Leave out all pictures. Return exactly the lines from the top of the material through the line containing "plt.rcParams['mathtext.it'] = 'Liberation".

Data segment:

++++++++

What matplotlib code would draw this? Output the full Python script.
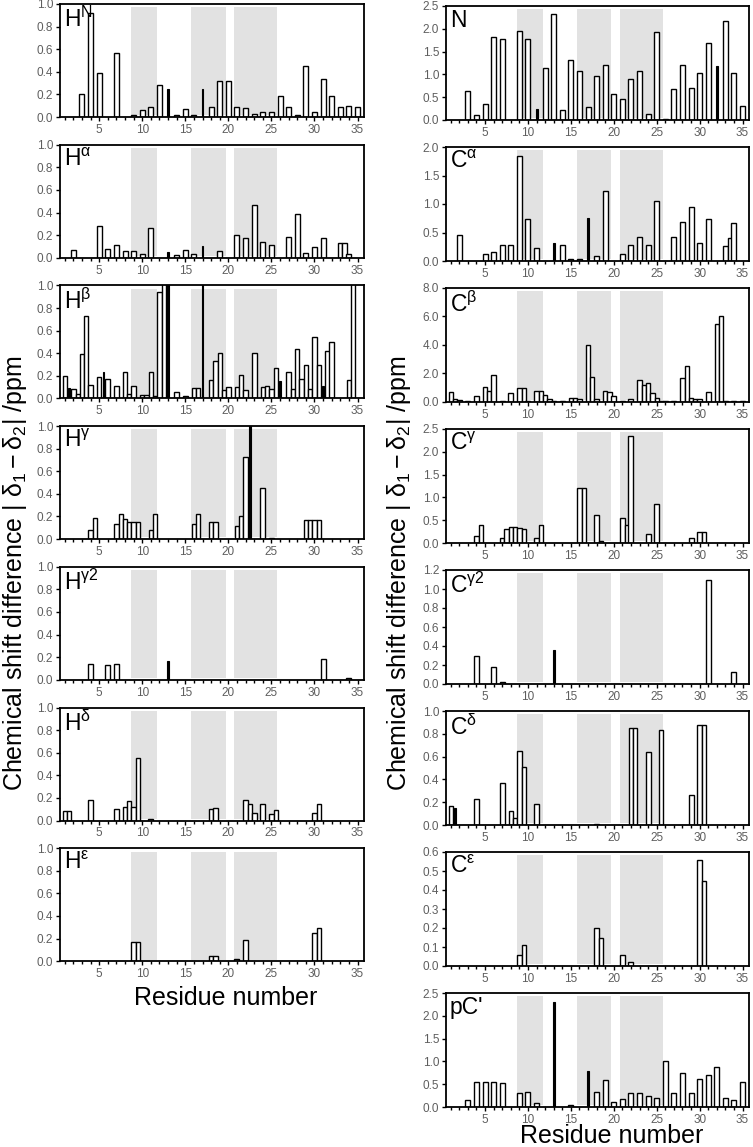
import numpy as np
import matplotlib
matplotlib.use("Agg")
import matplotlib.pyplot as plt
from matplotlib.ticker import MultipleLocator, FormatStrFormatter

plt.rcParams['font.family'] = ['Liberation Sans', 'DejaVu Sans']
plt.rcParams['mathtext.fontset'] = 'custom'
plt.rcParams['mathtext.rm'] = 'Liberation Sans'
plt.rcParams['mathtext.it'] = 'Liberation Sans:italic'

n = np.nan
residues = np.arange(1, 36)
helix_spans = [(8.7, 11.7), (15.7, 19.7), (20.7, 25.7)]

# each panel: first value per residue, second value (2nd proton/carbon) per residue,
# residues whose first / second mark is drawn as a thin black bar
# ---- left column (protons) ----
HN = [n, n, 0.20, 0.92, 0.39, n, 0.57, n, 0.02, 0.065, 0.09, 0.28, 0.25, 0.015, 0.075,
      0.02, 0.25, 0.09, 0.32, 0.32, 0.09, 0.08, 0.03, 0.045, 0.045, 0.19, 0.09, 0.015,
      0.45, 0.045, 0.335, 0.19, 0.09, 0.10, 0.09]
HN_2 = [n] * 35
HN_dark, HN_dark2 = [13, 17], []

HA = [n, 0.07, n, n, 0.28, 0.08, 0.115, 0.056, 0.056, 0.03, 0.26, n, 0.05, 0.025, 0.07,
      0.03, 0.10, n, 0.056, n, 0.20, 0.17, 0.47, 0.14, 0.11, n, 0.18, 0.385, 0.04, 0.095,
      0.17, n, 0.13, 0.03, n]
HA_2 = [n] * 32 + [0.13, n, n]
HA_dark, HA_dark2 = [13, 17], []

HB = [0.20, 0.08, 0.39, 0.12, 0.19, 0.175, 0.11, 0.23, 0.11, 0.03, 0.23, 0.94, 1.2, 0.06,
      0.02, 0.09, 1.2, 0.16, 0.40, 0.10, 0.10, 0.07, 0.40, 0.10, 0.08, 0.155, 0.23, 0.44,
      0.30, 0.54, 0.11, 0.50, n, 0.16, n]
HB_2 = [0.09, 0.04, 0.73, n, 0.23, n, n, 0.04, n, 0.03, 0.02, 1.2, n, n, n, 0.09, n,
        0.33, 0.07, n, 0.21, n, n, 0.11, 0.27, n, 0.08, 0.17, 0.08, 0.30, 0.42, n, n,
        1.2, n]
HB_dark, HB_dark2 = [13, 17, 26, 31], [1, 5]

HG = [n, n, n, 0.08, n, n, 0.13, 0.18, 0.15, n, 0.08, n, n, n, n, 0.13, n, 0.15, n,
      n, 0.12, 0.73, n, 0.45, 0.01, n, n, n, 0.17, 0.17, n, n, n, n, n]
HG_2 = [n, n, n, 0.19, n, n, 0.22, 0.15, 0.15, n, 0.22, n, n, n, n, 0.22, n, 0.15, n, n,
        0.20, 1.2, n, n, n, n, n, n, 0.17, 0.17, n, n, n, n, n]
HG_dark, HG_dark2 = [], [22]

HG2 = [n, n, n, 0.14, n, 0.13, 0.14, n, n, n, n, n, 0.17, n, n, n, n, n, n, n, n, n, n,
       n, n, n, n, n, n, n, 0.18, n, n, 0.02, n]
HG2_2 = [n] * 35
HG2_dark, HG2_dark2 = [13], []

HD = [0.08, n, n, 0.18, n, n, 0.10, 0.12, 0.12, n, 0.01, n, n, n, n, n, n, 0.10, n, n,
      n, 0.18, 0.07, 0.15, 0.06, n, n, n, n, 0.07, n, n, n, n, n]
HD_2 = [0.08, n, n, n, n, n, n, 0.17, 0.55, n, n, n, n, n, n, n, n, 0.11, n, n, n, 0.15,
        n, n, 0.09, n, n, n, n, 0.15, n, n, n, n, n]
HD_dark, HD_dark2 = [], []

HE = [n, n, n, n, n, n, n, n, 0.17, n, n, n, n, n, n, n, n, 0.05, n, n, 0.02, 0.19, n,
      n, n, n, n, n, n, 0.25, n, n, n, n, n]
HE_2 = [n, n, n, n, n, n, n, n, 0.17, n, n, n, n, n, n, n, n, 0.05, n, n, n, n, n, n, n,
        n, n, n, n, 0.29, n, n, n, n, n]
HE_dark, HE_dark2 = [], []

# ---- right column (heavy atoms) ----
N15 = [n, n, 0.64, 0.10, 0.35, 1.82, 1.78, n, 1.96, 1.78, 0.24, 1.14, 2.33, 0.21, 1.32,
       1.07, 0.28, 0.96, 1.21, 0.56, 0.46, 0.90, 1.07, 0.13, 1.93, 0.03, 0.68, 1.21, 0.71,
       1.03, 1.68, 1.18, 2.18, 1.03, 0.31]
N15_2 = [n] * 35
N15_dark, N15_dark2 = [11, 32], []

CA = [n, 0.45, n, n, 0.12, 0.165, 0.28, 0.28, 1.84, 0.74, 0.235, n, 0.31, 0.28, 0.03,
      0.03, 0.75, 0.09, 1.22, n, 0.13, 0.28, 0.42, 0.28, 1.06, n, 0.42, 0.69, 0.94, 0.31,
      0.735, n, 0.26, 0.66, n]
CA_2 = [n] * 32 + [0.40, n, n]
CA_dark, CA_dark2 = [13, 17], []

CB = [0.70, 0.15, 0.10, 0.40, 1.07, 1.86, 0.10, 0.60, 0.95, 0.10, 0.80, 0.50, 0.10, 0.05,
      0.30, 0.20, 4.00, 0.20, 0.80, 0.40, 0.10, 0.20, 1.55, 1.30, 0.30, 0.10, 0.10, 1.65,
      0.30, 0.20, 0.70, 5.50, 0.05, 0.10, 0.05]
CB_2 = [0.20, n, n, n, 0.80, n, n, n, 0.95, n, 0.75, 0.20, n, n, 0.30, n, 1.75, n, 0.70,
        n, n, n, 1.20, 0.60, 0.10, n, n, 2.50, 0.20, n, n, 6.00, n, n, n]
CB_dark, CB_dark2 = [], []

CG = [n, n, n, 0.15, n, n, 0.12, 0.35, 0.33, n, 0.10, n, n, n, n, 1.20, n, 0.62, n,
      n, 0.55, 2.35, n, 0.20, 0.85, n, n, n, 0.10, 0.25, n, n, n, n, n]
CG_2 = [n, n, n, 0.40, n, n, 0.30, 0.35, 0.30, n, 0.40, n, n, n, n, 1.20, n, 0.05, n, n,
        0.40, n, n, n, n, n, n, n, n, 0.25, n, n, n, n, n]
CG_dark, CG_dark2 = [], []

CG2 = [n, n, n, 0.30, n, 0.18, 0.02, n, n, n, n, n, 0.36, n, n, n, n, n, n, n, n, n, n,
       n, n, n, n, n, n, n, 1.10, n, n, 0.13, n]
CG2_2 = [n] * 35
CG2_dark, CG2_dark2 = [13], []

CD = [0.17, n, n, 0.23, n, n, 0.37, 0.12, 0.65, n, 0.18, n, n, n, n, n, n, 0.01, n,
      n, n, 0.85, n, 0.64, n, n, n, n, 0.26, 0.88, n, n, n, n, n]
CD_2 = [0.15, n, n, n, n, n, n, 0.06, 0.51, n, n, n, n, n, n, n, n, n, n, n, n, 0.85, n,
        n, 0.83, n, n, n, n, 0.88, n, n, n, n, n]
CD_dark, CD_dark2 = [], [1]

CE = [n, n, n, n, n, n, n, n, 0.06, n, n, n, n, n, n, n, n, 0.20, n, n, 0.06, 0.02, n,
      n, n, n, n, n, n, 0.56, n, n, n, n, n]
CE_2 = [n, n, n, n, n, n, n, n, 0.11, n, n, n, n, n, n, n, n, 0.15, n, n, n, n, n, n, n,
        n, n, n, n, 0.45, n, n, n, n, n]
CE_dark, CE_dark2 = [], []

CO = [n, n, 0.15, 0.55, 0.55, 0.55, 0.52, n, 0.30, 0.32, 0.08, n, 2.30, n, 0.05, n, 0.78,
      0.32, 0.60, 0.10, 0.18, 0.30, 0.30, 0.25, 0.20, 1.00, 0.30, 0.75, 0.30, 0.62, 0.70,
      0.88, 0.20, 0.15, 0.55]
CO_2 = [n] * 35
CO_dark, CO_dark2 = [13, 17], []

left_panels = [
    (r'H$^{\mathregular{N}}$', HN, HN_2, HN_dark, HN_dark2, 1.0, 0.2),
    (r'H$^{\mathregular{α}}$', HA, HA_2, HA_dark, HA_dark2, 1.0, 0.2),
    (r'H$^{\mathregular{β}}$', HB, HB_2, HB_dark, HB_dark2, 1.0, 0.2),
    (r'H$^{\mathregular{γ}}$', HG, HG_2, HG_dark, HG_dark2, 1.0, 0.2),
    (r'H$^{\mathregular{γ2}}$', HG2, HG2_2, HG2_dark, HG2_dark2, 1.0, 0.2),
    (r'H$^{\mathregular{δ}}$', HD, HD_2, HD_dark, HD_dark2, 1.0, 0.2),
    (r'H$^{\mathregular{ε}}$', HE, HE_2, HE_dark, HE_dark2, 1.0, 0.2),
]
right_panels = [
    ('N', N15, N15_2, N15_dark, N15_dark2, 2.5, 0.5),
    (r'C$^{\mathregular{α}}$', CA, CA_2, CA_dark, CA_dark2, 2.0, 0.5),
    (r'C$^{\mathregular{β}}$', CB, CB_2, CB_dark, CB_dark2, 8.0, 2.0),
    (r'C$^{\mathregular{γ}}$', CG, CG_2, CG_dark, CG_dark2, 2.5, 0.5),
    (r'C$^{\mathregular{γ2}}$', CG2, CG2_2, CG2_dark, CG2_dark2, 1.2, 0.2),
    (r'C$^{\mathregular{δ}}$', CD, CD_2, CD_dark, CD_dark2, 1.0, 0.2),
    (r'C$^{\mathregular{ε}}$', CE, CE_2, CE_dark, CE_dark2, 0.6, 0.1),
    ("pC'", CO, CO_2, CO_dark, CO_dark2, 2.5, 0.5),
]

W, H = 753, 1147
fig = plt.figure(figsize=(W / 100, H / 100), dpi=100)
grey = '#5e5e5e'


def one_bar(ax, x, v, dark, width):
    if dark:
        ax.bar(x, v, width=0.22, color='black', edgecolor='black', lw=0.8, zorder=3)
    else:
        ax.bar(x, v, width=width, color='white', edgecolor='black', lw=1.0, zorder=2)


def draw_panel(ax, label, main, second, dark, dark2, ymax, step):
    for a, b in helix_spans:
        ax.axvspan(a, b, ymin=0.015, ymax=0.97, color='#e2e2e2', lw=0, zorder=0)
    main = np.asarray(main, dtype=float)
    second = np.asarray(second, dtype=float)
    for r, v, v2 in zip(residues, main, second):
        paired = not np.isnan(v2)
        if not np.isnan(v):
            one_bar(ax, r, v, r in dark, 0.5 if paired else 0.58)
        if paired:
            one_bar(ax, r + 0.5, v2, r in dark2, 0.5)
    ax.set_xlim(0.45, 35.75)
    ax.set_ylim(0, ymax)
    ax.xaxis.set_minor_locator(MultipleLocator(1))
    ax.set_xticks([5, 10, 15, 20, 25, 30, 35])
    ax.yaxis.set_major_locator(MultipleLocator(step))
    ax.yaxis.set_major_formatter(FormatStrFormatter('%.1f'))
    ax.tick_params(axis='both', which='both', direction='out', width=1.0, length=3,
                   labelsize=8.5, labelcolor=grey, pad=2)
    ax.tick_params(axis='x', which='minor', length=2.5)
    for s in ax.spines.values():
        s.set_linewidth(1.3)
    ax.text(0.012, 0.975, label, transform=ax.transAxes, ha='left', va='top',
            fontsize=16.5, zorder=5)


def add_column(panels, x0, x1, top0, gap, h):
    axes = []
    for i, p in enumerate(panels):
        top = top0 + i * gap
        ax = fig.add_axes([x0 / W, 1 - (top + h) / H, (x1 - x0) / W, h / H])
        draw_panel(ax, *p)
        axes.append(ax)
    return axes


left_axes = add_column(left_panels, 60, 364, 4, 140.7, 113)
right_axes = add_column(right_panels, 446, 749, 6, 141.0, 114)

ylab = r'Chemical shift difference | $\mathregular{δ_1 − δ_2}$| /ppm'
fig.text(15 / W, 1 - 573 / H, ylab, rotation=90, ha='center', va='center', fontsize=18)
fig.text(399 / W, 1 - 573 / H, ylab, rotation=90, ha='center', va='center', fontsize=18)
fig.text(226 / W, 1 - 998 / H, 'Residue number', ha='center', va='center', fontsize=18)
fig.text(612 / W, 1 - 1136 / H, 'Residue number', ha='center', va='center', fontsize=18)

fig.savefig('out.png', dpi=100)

++++++++

Completed task:
What matplotlib code would draw this? Output the full Python script.
import numpy as np
import matplotlib
matplotlib.use("Agg")
import matplotlib.pyplot as plt
from matplotlib.ticker import MultipleLocator, FormatStrFormatter

plt.rcParams['font.family'] = ['Liberation Sans', 'DejaVu Sans']
plt.rcParams['mathtext.fontset'] = 'custom'
plt.rcParams['mathtext.rm'] = 'Liberation Sans'
plt.rcParams['mathtext.it'] = 'Liberation Sans:italic'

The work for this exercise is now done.